It’s not time to write off Mandelson

Posted by James Wakeley on July 14th, 2010

The serialisation of Lord Mandelson’s memoirs, eerily entitled The Third Man, in The Times has attracted the expected attention of the Westminster world. Despite the enhanced level of detail contained within the dark reaches of Lord Mandelson’s book concerning the Blair-Brown feud—barely scandalous after thirteen years of New Labour—Lord Mandelson’s account of his former government colleagues is yet to have been judged particularly breathtaking or revelatory.

Indeed, former Ministers whose whole career had been spent denying the very existence of the faction-fighting at the heart of New Labour now simply blithely acknowledge what everyone else was aware of long ago. Lord Mandelson’s memoirs have not received many favourable reviews. London commuters would not doubt have read the London Evening Standard’s headline ‘Critics savage Peter Mandelson’s book as damp squib and duplicitous’, as even left-leaning elements within the media have failed to give the book and its author a sympathetic hearing. Lord Mandelson is being blamed for Labour’s electoral defeat and current crisis by many on the left beyond Charlie Whelan and the Brownite rump: Mary Anne Sieghart, for example, writing in The Independent, has attacked Mandelson’s ‘selfish vanity’ and labelled him ‘The man who ensured that Labour would spend five, possibly 10, years out of power’.

However, it may well be wrong to follow this analysis and write off Peter Mandelson. Rather than being the cause of the deepening of Labour’s defeat, he may well continue to be seen as a key party power-broker and a contributor to the untimely recovery of New Labour.

Crucially, the central thrust of Mandelson’s memoirs seems to be an intense, individual and unforgiving criticism of Gordon Brown. Tony Blair’s comments about his colleague and rival within what was effectively an unstable intra-party coalition government are presented in brutally un-edited form and Mandelson does not seem to conceal his complete lack of faith in Brown as Labour leader and Prime Minister. Peter Oborne, writing in The Daily Mail, appears right in his judgement that the ‘fundamental purpose of this book (besides making a huge sum of money for P Mandelson Esq) is to make sure that Gordon Brown gets the personal blame for all the disasters and mistakes of 13 years of Blair government’.

This allegation is wrong, misleading and potentially dangerous on a great many levels. Wrong, because the failings of the past government were not the fault of one man, but the result of far greater structural, ideological and governmental failures within New Labour. Misleading, because it attempts to prevent a thorough and fair analysis of these failings and, ultimately, dangerous because it suggests that the only thing Labour got wrong, the reason why they are in a somewhat arrogant and disgruntled opposition, is Gordon Brown.

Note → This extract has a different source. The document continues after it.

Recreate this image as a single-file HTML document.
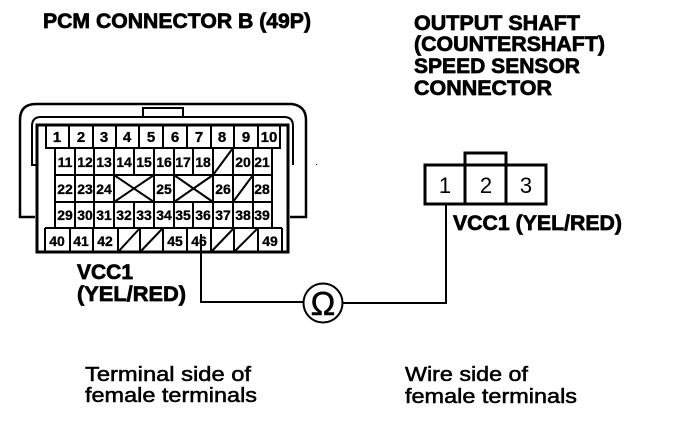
<!DOCTYPE html>
<html><head><meta charset="utf-8"><style>
html,body{margin:0;padding:0;background:#fff}
svg{display:block}
text{font-family:"Liberation Sans",sans-serif;fill:#000}
.h{font-weight:bold;font-size:21px;stroke:#000;stroke-width:.7}
.l{font-size:20.500px;stroke:#000;stroke-width:.55}
.c{font-size:14px;font-weight:bold;text-anchor:middle;stroke:#000;stroke-width:.3}
.r{font-size:15px;font-weight:bold;text-anchor:middle;stroke:#000;stroke-width:.3}
.n{font-size:22px;text-anchor:middle}
</style></head><body>
<svg width="688" height="422" viewBox="0 0 688 422" xmlns="http://www.w3.org/2000/svg">
<g fill="none" stroke="#000" stroke-width="2">
<path d="M35 217H20V120Q20 104 36 104H292Q306 106 306 120V217H290" stroke-width="2.5"/>
<path d="M36 165H32V126Q32 117 41 117H284Q293 117 293 126V165"/>
<path d="M143 117V108H183V117"/>
<rect x="37" y="125" width="251" height="127" stroke-width="3"/>
<path d="M46 125V148H280V125M69 125V148M93 125V148M116 125V148M139 125V148M163 125V148M187 125V148M211 125V148M234 125V148M258 125V148"/>
<path d="M55 148V228M272 148V228M55 175H272M55 202H272M45 228H282"/>
<path d="M75 148V228M94 148V228M114 148V228M134 148V175M134 202V228M154 148V228M174 148V228M193 148V175M193 202V228M213 148V228M233 148V228M253 148V228"/>
<path d="M45 228V252M70 228V252M93 228V252M118 228V252M140 228V252M163 228V252M187 228V252M211 228V252M234 228V252M258 228V252M282 228V252"/>
<path d="M114 175L154 202M154 175L114 202M174 175L213 202M213 175L174 202"/>
<path d="M213 175L233 148M233 202L253 175M118 252L140 228M140 252L163 228M211 252L234 228M234 252L258 228"/>
<path d="M201 234V302H303M343 303H446V205"/>
<circle cx="323" cy="303" r="19.500"/>
<rect x="425" y="165" width="121" height="39" stroke-width="3"/>
<path d="M465 165V204M506 165V204M465 165V153H506V165" stroke-width="3"/>
</g>
<rect x="316" y="164" width="1" height="1" fill="#000"/>

<text class="h" x="43" y="28" textLength="268" lengthAdjust="spacingAndGlyphs">PCM CONNECTOR B (49P)</text>
<text class="h" x="414" y="30" textLength="166" lengthAdjust="spacingAndGlyphs">OUTPUT SHAFT</text>
<text class="h" x="414" y="51" textLength="191" lengthAdjust="spacingAndGlyphs">(COUNTERSHAFT)</text>
<text class="h" x="414" y="73" textLength="166" lengthAdjust="spacingAndGlyphs">SPEED SENSOR</text>
<text class="h" x="414" y="95" textLength="138" lengthAdjust="spacingAndGlyphs">CONNECTOR</text>
<text class="h" x="453" y="230" textLength="169" lengthAdjust="spacingAndGlyphs">VCC1 (YEL/RED)</text>
<text class="h" x="77" y="279" textLength="56" lengthAdjust="spacingAndGlyphs">VCC1</text>
<text class="h" x="77" y="301" textLength="109" lengthAdjust="spacingAndGlyphs">(YEL/RED)</text>
<text class="l" x="85" y="381" textLength="166" lengthAdjust="spacingAndGlyphs">Terminal side of</text>
<text class="l" x="85" y="402" textLength="172" lengthAdjust="spacingAndGlyphs">female terminals</text>
<text class="l" x="405" y="381" textLength="123" lengthAdjust="spacingAndGlyphs">Wire side of</text>
<text class="l" x="405" y="403" textLength="172" lengthAdjust="spacingAndGlyphs">female terminals</text>

<g>
<text class="r" x="57" y="142">1</text><text class="r" x="81" y="142">2</text><text class="r" x="104" y="142">3</text><text class="r" x="127" y="142">4</text><text class="r" x="151" y="142">5</text><text class="r" x="175" y="142">6</text><text class="r" x="199" y="142">7</text><text class="r" x="222" y="142">8</text><text class="r" x="246" y="142">9</text><text class="r" x="269" y="142">10</text>
<text class="c" x="65" y="167">11</text><text class="c" x="85" y="167">12</text><text class="c" x="104" y="167">13</text><text class="c" x="124" y="167">14</text><text class="c" x="144" y="167">15</text><text class="c" x="164" y="167">16</text><text class="c" x="183" y="167">17</text><text class="c" x="203" y="167">18</text><text class="c" x="243" y="167">20</text><text class="c" x="262" y="167">21</text>
<text class="c" x="65" y="194">22</text><text class="c" x="85" y="194">23</text><text class="c" x="104" y="194">24</text><text class="c" x="164" y="194">25</text><text class="c" x="223" y="194">26</text><text class="c" x="262" y="194">28</text>
<text class="c" x="65" y="220">29</text><text class="c" x="85" y="220">30</text><text class="c" x="104" y="220">31</text><text class="c" x="124" y="220">32</text><text class="c" x="144" y="220">33</text><text class="c" x="164" y="220">34</text><text class="c" x="183" y="220">35</text><text class="c" x="203" y="220">36</text><text class="c" x="223" y="220">37</text><text class="c" x="243" y="220">38</text><text class="c" x="262" y="220">39</text>
<text class="c" x="57" y="246">40</text><text class="c" x="81" y="246">41</text><text class="c" x="105" y="246">42</text><text class="c" x="175" y="246">45</text><text class="c" x="199" y="246">46</text><text class="c" x="270" y="246">49</text>
</g>
<text class="n" x="445" y="193">1</text><text class="n" x="486" y="193">2</text><text class="n" x="526" y="193">3</text>
<text x="323" y="315" font-size="33" text-anchor="middle" stroke="#000" stroke-width=".5">Ω</text>
</svg>
</body></html>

With a new leader, the old, flawed answers are made right again. This new leader, however, cannot be an individual linked to the Brown camp. Lord Mandelson has thereby proved once again that he can make or break ambitions and control his party colleagues. Similarly, his memoirs provide an intellectual excuse and an argumentative framework to explain Labour’s defeat and to establish grounds for its immediate recovery: a recovery which would threaten the integrity and well-being of this country.

By demonising Gordon Brown to such an extent, Lord Mandelson has attempted to revive his party’s fortunes without a debate on policy. His argument encourages the belief that Labour were right all along, they just had the wrong man at the helm: an idea which may easily gain traction within the press and public commentators, especially as the Coalition government continues to address the shameful economic legacy of New Labour.

By presenting such a specious and characteristically deceitful explanation of New Labour in power, the Prince of Darkness may well be set to reign again.